Nick Cave: I have always wanted to do an Australian Western and I was working with an American scriptwriter when the director, John Hillcoat, said something like, “Well fuck it, you write it. So I wrote it.” It only took about three weeks to write it. I bought Final Draft.


Question about the violence in the film:

Nick Cave: John Hillcoat (the director) is very interested in violence, but he deals with violence in careful way. His approach to the film is thoughtful and melancholy, but then you are jolted awake by acts of violence. Violence is fundamental in us as human beings.

John and I don’t live in Australia anymore – we both live in England.

Question about the casting process: (The Proposition has an incredible cast: Tom Budge; Guy Pearce; Emily Watson; Ray Winstone; John Hurt; David Wenham; Danny Huston; David Waddell….)

Nick Cave: The first actor we wanted was Guy Pearce, he is tightly wound and he has this whole face thing going on. I was thinking of him when I was writing.

Question about his inspiration?

Nick Cave: I wanted to do an anti western - the 70’s revised the world of McCabe and Mrs. Miller, the world of Pekinpah. These are the kind of directors who influenced me.

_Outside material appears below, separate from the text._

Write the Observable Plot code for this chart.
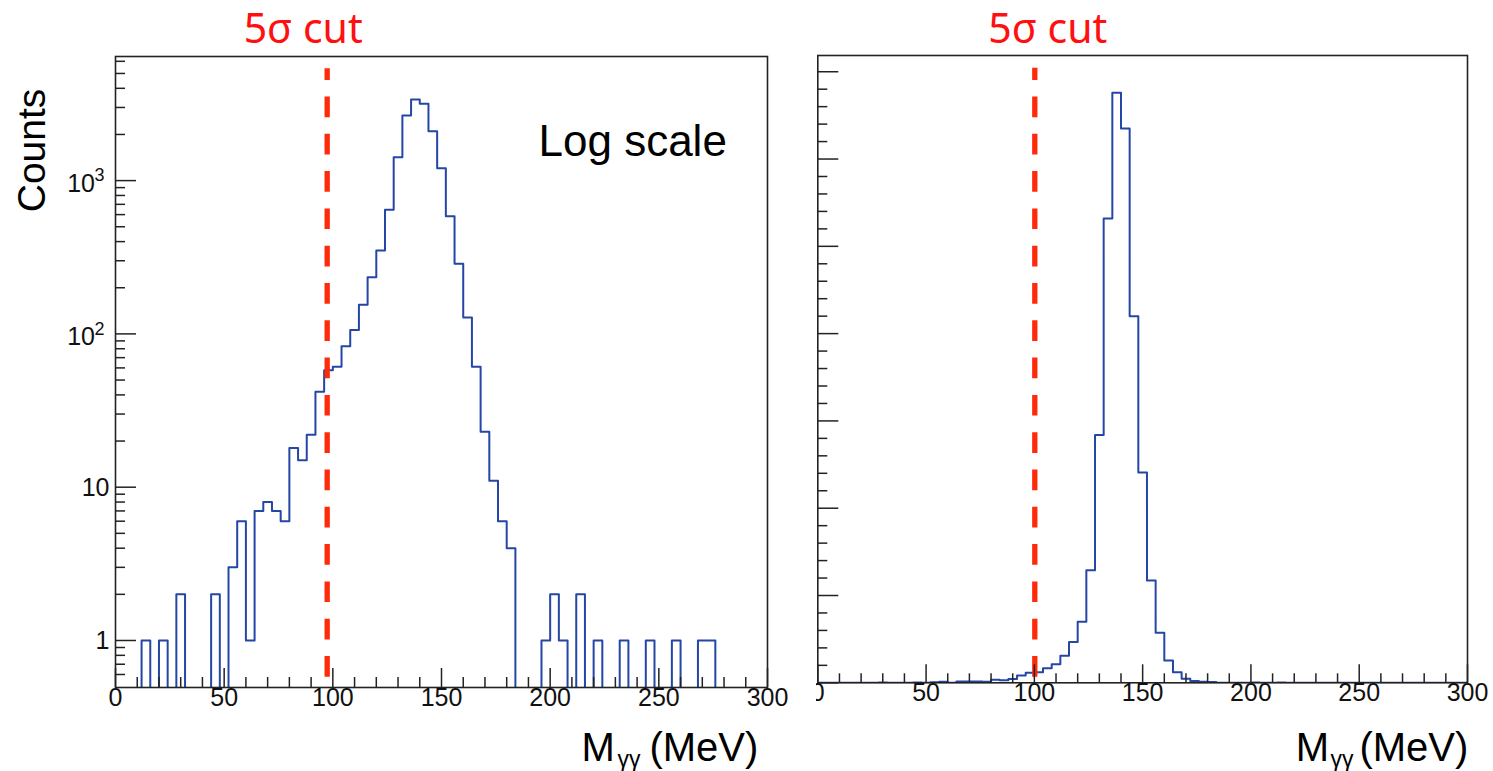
<!DOCTYPE html>
<html><head><meta charset="utf-8">
<script src="https://cdn.jsdelivr.net/npm/d3@7"></script>
<script src="https://cdn.jsdelivr.net/npm/@observablehq/plot@0.6"></script>
<style>
html,body{margin:0;padding:0;background:#fff;}
#wrap{position:relative;width:1493px;height:771px;overflow:hidden;background:#fff;}
#left{position:absolute;left:0;top:0;z-index:2;}
#left svg{overflow:visible;background:transparent !important;}
#rightClip{position:absolute;left:816px;top:0;width:677px;height:771px;overflow:hidden;z-index:1;}
#right{position:absolute;left:-36px;top:0;}
</style></head>
<body><div id="wrap"><div id="left"></div><div id="rightClip"><div id="right"></div></div></div>
<script>
// ---- data ----
// lower edges of the 4 MeV bins (M_γγ, MeV)
const binLow = [0,4,8,12,16,20,24,28,32,36,40,44,48,52,56,60,64,68,72,76,80,84,88,92,96,
  100,104,108,112,116,120,124,128,132,136,140,144,148,152,156,160,164,168,172,176,180,184,188,192,196,
  200,204,208,212,216,220,224,228,232,236,240,244,248,252,256,260,264,268,272,276,280,284,288,292,296];
const binHighEnd = 300;
// counts per bin
const counts = [0,0,0,1,0,1,0,2,0,0,0,2,0,3,6,1,7,8,7,6,18,15,22,42,58,
  61,83,106,155,234,350,645,1420,2660,3380,3175,2100,1205,586,287,128,61,23,11,6,4,0,0,0,1,
  2,1,0,2,0,1,0,0,1,0,0,1,0,0,1,0,0,1,1,0,0,0,0,0,0];
const cutLeft = 97.4;   // 5σ cut (left panel annotation)
const cutRight = 100.2; // 5σ cut (right panel annotation)
const cutLabel = "5σ cut";
const xMajor = [0,50,100,150,200,250,300];
const xMinor = [10,20,30,40,60,70,80,90,110,120,130,140,160,170,180,190,210,220,230,240,260,270,280,290];
const yLogMajor = [1,10,100,1000];
const yLogMinor = [0.6,0.7,0.8,0.9,2,3,4,5,6,7,8,9,20,30,40,50,60,70,80,90,200,300,400,500,600,700,800,900,2000,3000,4000,5000,6000];
const yLogPlainLabels = [{v:1,t:"1"},{v:10,t:"10"}];
const yLogExpLabels = [{v:100,b:"10",e:"2"},{v:1000,b:"10",e:"3"}];
const yLinMajor = [0,500,1000,1500,2000,2500,3000,3500];
const yLinMinor = [100,200,300,400,600,700,800,900,1100,1200,1300,1400,1600,1700,1800,1900,2100,2200,2300,2400,2600,2700,2800,2900,3100,3200,3300,3400];

// ---- styles ----
const histColor = "#2446a6";
const cutColor = "#ff2a0a";
const labelRed = "#ff1010";
const axisColor = "#222";
const font = "'Liberation Sans', Arial, Helvetica, sans-serif";

const pts = binLow.map((x,i)=>({x, y: counts[i]})).concat([{x: binHighEnd, y: counts[counts.length-1]}]);

function axisTitle(dxM, dxG, dxU, dy){
  return [
    Plot.text(["M"], {frameAnchor:"bottom-right", dx:dxM, dy, textAnchor:"start", lineAnchor:"bottom", fontSize:40, fill:"#000"}),
    Plot.text(["γγ"], {frameAnchor:"bottom-right", dx:dxG, dy:dy+6, textAnchor:"start", lineAnchor:"bottom", fontSize:23, fill:"#000"}),
    Plot.text(["(MeV)"], {frameAnchor:"bottom-right", dx:dxU, dy, textAnchor:"end", lineAnchor:"bottom", fontSize:40, fill:"#000"})
  ];
}

// ---- left (log) panel ----
{
  const W=780, H=771, mL=115, mR=13, mT=56, mB=84;
  const fw=W-mL-mR, fh=H-mT-mB;
  const p = Plot.plot({
    width:W, height:H, marginLeft:mL, marginRight:mR, marginTop:mT, marginBottom:mB,
    x:{domain:[0,300], axis:null},
    y:{type:"log", domain:[0.4935,6450], axis:null},
    style:{fontFamily:font, background:"transparent", overflow:"visible"},
    marks:[
      Plot.line(pts, {x:"x", y:d=>Math.max(d.y,0.1), curve:"step-after", stroke:histColor, strokeWidth:2, clip:true}),
      Plot.ruleX([cutLeft], {x:d=>d, stroke:cutColor, strokeWidth:5.3, strokeDasharray:"20.7,16.6", strokeDashoffset:9.1, insetTop:12.3, insetBottom:10.3}),
      Plot.ruleX(xMajor, {x:d=>d, stroke:axisColor, strokeWidth:1.5, insetTop:fh-19}),
      Plot.ruleX(xMinor, {x:d=>d, stroke:axisColor, strokeWidth:1.5, insetTop:fh-10}),
      Plot.ruleY(yLogMajor, {y:d=>d, stroke:axisColor, strokeWidth:1.5, insetRight:fw-21}),
      Plot.ruleY(yLogMinor, {y:d=>d, stroke:axisColor, strokeWidth:1.5, insetRight:fw-10}),
      Plot.frame({stroke:axisColor, strokeWidth:1.6}),
      Plot.text(xMajor, {x:d=>d, text:d=>String(d), frameAnchor:"bottom", dy:18.5, fontSize:25, fill:"#111"}),
      Plot.text(yLogPlainLabels, {y:"v", text:"t", frameAnchor:"left", textAnchor:"end", dx:-6, dy:1, fontSize:25, fill:"#111"}),
      Plot.text(yLogExpLabels, {y:"v", text:"b", frameAnchor:"left", textAnchor:"end", dx:-20.5, dy:3, fontSize:25, fill:"#111"}),
      Plot.text(yLogExpLabels, {y:"v", text:"e", frameAnchor:"left", textAnchor:"end", dx:-11, dy:-5, fontSize:18, fill:"#111"}),
      Plot.text(["Counts"], {frameAnchor:"top-left", dx:-98.5, dy:94, rotate:-90, textAnchor:"middle", fontSize:39, fill:"#000"}),
      Plot.text(["Log scale"], {frameAnchor:"top-left", dx:423, dy:99, textAnchor:"start", lineAnchor:"bottom", fontSize:44, fill:"#000"}),
      Plot.text([cutLeft], {x:d=>d, text:()=>cutLabel, frameAnchor:"top", dx:-24, dy:-14, lineAnchor:"bottom", fontFamily:"'Noto Sans', sans-serif", fontSize:41, fill:labelRed}),
      ...axisTitle(-186, -150, -9.2, 73)
    ]
  });
  document.getElementById("left").appendChild(p);
}

// ---- right (linear) panel ----
{
  const W=713, H=771, mL=37.3, mR=26, mT=55, mB=88.7;
  const fw=W-mL-mR, fh=H-mT-mB;
  const p = Plot.plot({
    width:W, height:H, marginLeft:mL, marginRight:mR, marginTop:mT, marginBottom:mB,
    x:{domain:[0,300], axis:null},
    y:{domain:[0,3593], axis:null},
    style:{fontFamily:font, background:"white"},
    marks:[
      Plot.line(pts, {x:"x", y:"y", curve:"step-after", stroke:histColor, strokeWidth:2, clip:true}),
      Plot.ruleX([cutRight], {x:d=>d, stroke:cutColor, strokeWidth:5.3, strokeDasharray:"20.7,16.6", strokeDashoffset:8.5, insetTop:12.7, insetBottom:5.6}),
      Plot.ruleX(xMajor, {x:d=>d, stroke:axisColor, strokeWidth:1.5, insetTop:fh-18}),
      Plot.ruleX(xMinor, {x:d=>d, stroke:axisColor, strokeWidth:1.5, insetTop:fh-9}),
      Plot.ruleY(yLinMajor, {y:d=>d, stroke:axisColor, strokeWidth:1.5, insetRight:fw-21}),
      Plot.ruleY(yLinMinor, {y:d=>d, stroke:axisColor, strokeWidth:1.5, insetRight:fw-10}),
      Plot.frame({stroke:axisColor, strokeWidth:1.6}),
      Plot.text(xMajor, {x:d=>d, text:d=>String(d), frameAnchor:"bottom", dy:18.5, fontSize:25, fill:"#111"}),
      Plot.text([cutRight], {x:d=>d, text:()=>cutLabel, frameAnchor:"top", dx:13, dy:-13, lineAnchor:"bottom", fontFamily:"'Noto Sans', sans-serif", fontSize:41, fill:labelRed}),
      ...axisTitle(-171.7, -137, 0.8, 77.7)
    ]
  });
  document.getElementById("right").appendChild(p);
}
</script>
</body></html>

Australians do not see black and white. We have a nuanced view of the world because of our shame based history. Our heroes are murky kinds of characters. The heart of the film is that this is a group of people who are in a place where they should not be. The real evil was the guy who owned the town.

Question about how hot it was when they were filming and why everyone in the cast looked so awful (the outlaws are covered in a film of oozy dirt):

Nick Cave: We filmed in Queensland which is inhumanely hot and filled with real flies. The flies were the cast members who stole the show.

Question about whether Cave has seen the film:

Nick Cave: I never look at my stuff – puts me off my game – rather live in a fantasy world where everything I do is brilliant. I never listen to my music

Finally (Cave being Cave after all), there were a couple of quick questions about his life as a musician.

Question about what it is like to tour solo:

Nick Cave: There are a lot less people.

Question about how he ended up having a song in Shrek II.

Nick Cave: They asked and I said yes.

Many thanks to Nick Cave and Susan and Eric of Susan Norget Film Promotion for the opportunity to talk to Nick Cave.